GIVEN EXERCISE
Stop at the line containing "linewidth=0, saturation=1, ax=ax, legend=False)": repeat exactly every line of the entries below from the first up to it, plus that line, with pictures omitted.

• • • •

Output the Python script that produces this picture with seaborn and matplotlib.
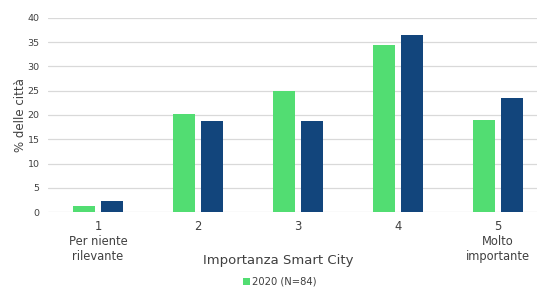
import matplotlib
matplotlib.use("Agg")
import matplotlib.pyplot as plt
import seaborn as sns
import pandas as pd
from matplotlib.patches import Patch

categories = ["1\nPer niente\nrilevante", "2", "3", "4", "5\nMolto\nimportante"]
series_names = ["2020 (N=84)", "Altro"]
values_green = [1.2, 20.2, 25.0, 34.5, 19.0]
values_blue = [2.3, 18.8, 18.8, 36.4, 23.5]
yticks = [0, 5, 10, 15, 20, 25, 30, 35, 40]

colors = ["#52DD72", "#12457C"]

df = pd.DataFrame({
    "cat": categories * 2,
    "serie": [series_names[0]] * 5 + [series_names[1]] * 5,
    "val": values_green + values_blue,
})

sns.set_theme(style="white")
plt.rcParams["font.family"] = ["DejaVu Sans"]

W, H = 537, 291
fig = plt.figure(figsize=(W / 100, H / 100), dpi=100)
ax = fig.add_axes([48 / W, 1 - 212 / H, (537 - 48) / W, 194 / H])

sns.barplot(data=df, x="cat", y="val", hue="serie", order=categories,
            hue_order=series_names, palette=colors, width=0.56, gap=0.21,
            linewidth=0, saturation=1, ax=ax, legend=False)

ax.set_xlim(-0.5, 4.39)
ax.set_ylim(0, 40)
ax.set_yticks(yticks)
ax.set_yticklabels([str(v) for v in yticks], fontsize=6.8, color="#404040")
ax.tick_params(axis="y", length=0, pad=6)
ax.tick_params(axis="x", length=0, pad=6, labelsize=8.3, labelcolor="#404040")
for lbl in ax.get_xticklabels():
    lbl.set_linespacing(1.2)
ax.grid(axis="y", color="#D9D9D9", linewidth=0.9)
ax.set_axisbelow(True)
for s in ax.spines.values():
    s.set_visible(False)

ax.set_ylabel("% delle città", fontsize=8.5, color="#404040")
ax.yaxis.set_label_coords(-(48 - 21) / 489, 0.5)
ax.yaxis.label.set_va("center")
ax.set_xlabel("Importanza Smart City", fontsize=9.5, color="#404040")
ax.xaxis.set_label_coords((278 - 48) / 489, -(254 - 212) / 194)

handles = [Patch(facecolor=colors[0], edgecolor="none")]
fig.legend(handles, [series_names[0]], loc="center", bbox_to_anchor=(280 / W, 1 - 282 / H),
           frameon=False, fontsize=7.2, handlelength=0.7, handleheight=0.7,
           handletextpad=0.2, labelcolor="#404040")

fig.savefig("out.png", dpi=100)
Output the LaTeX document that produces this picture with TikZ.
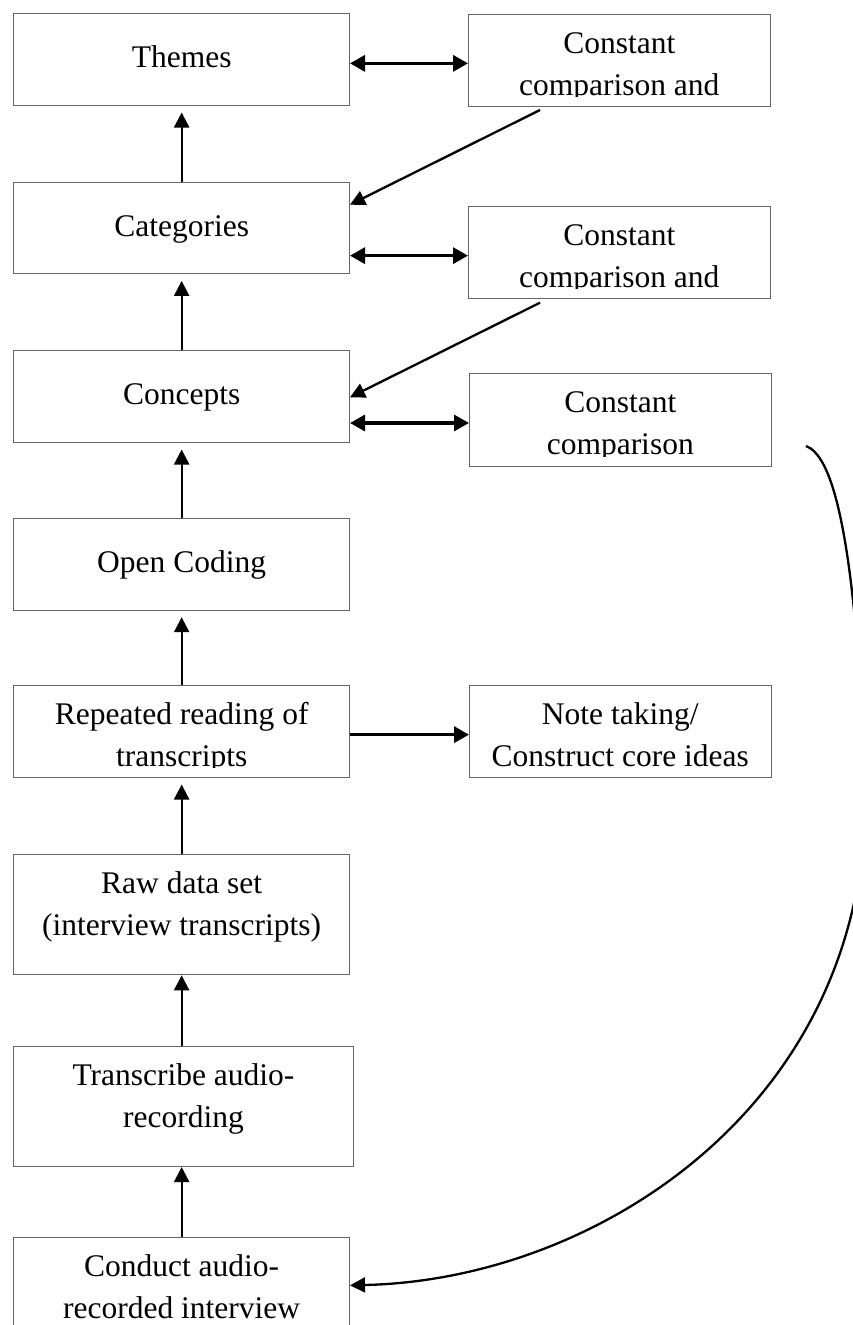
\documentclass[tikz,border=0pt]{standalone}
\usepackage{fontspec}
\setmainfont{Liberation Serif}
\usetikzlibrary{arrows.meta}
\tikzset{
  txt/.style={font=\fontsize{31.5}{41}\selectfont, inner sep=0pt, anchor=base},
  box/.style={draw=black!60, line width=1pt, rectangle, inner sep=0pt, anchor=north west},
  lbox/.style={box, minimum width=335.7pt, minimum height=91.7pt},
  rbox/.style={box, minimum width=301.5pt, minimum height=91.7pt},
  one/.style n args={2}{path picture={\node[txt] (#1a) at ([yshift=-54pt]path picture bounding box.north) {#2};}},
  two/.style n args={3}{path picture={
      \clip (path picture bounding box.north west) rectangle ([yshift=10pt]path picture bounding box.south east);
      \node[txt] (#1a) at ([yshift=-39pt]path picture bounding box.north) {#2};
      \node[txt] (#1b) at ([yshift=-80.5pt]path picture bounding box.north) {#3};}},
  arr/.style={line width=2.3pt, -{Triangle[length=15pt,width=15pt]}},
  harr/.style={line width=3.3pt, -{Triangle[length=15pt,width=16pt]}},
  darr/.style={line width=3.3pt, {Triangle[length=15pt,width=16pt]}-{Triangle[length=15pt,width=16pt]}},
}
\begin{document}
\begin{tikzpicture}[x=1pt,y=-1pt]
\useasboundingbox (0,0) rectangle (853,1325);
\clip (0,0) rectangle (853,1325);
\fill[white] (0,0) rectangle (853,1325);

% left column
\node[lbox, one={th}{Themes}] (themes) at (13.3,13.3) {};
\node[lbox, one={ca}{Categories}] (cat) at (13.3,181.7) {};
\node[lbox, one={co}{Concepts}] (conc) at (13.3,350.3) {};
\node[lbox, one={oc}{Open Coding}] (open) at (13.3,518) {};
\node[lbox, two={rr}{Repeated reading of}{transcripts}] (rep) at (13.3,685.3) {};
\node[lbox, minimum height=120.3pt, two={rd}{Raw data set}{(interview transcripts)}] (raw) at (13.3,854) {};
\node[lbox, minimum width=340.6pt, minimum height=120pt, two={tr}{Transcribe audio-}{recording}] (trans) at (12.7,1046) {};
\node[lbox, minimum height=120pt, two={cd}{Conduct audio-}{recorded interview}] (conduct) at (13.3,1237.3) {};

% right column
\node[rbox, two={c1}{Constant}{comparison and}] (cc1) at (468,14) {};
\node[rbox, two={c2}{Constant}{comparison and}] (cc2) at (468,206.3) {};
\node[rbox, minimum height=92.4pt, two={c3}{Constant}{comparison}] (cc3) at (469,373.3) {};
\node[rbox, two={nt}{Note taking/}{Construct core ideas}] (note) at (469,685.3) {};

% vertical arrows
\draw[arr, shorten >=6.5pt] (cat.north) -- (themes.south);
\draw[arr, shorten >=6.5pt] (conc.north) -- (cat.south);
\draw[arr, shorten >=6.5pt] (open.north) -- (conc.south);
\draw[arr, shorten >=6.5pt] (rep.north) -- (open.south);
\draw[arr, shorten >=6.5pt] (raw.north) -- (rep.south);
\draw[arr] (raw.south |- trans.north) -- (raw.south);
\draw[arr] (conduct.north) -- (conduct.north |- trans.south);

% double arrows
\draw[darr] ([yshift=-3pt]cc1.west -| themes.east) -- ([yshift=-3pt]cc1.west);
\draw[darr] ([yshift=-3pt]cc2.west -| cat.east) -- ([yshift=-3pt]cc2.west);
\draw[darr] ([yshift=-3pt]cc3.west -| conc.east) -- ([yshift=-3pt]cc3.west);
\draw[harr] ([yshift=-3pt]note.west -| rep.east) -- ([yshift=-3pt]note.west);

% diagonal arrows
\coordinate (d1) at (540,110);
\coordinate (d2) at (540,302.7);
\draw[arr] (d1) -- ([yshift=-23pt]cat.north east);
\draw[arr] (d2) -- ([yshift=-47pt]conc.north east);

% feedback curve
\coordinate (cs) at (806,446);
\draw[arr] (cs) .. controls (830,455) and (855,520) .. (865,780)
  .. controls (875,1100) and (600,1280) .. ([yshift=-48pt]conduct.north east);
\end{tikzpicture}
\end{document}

• • • •

CORRECT RESULT
Output the Python script that produces this picture with seaborn and matplotlib.
import matplotlib
matplotlib.use("Agg")
import matplotlib.pyplot as plt
import seaborn as sns
import pandas as pd
from matplotlib.patches import Patch

categories = ["1\nPer niente\nrilevante", "2", "3", "4", "5\nMolto\nimportante"]
series_names = ["2020 (N=84)", "Altro"]
values_green = [1.2, 20.2, 25.0, 34.5, 19.0]
values_blue = [2.3, 18.8, 18.8, 36.4, 23.5]
yticks = [0, 5, 10, 15, 20, 25, 30, 35, 40]

colors = ["#52DD72", "#12457C"]

df = pd.DataFrame({
    "cat": categories * 2,
    "serie": [series_names[0]] * 5 + [series_names[1]] * 5,
    "val": values_green + values_blue,
})

sns.set_theme(style="white")
plt.rcParams["font.family"] = ["DejaVu Sans"]

W, H = 537, 291
fig = plt.figure(figsize=(W / 100, H / 100), dpi=100)
ax = fig.add_axes([48 / W, 1 - 212 / H, (537 - 48) / W, 194 / H])

sns.barplot(data=df, x="cat", y="val", hue="serie", order=categories,
            hue_order=series_names, palette=colors, width=0.56, gap=0.21,
            linewidth=0, saturation=1, ax=ax, legend=False)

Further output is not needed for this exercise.